- [DATA PROVIDED]
=======

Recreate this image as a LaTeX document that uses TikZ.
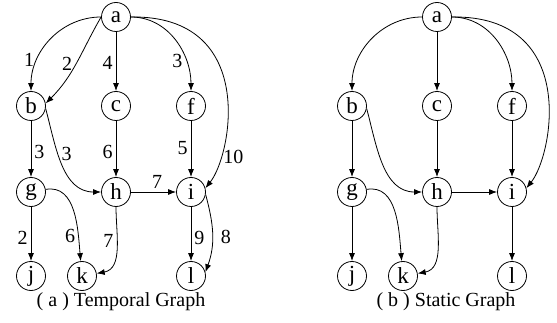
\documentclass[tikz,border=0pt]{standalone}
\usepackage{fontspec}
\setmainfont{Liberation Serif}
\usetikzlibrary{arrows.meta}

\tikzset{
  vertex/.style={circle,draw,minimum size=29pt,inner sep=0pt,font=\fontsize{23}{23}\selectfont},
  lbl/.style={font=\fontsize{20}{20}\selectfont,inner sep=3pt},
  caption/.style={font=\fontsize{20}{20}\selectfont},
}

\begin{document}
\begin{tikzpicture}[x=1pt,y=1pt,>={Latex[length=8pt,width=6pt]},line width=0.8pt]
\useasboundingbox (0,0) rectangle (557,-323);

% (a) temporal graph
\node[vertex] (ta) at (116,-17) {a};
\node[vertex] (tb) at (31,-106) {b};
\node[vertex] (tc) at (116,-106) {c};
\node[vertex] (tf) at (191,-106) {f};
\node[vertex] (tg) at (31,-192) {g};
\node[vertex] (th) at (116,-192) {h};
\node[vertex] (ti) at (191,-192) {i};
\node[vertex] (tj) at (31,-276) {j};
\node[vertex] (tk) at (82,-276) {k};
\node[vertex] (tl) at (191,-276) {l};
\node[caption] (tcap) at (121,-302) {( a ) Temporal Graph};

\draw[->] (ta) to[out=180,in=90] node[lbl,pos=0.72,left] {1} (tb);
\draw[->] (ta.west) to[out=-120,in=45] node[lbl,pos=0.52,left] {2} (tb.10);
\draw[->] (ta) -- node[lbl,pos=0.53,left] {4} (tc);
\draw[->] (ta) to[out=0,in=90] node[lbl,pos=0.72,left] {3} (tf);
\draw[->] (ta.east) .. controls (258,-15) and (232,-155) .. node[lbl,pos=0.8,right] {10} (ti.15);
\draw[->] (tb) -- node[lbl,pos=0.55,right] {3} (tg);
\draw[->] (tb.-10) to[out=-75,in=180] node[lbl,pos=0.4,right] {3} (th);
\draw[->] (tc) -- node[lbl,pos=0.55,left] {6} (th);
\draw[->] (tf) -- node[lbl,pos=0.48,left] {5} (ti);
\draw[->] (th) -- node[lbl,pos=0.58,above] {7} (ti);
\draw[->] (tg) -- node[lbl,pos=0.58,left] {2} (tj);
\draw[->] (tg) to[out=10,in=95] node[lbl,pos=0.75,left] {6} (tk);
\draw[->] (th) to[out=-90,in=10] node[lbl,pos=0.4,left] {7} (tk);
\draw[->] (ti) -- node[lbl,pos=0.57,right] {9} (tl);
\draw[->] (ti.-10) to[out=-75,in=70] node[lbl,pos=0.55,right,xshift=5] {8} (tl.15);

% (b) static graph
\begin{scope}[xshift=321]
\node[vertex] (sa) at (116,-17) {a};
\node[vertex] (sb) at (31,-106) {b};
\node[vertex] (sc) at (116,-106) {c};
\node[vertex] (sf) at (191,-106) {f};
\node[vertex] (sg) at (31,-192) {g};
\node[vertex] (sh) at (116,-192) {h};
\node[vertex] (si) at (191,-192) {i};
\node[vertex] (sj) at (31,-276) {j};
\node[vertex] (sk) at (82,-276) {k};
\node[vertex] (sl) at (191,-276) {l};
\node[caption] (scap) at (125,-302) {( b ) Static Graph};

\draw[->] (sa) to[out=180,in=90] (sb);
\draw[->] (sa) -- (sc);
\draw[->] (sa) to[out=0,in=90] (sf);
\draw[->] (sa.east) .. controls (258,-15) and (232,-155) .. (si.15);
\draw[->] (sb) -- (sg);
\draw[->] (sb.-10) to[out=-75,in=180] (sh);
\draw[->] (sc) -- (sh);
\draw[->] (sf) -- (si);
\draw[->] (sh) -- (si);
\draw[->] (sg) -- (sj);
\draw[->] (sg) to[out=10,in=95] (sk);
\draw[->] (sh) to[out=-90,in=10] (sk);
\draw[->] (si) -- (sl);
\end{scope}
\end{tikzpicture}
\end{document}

=======

- [PROBLEM TO WORK ON]
Leave out the pictures and repeat the lines from the start of the material through the line with "(0,0) rectangle (557,-323);", inclusive.

- [COMPLETE OUTPUT]
Recreate this image as a LaTeX document that uses TikZ.
\documentclass[tikz,border=0pt]{standalone}
\usepackage{fontspec}
\setmainfont{Liberation Serif}
\usetikzlibrary{arrows.meta}

\tikzset{
  vertex/.style={circle,draw,minimum size=29pt,inner sep=0pt,font=\fontsize{23}{23}\selectfont},
  lbl/.style={font=\fontsize{20}{20}\selectfont,inner sep=3pt},
  caption/.style={font=\fontsize{20}{20}\selectfont},
}

\begin{document}
\begin{tikzpicture}[x=1pt,y=1pt,>={Latex[length=8pt,width=6pt]},line width=0.8pt]
\useasboundingbox (0,0) rectangle (557,-323);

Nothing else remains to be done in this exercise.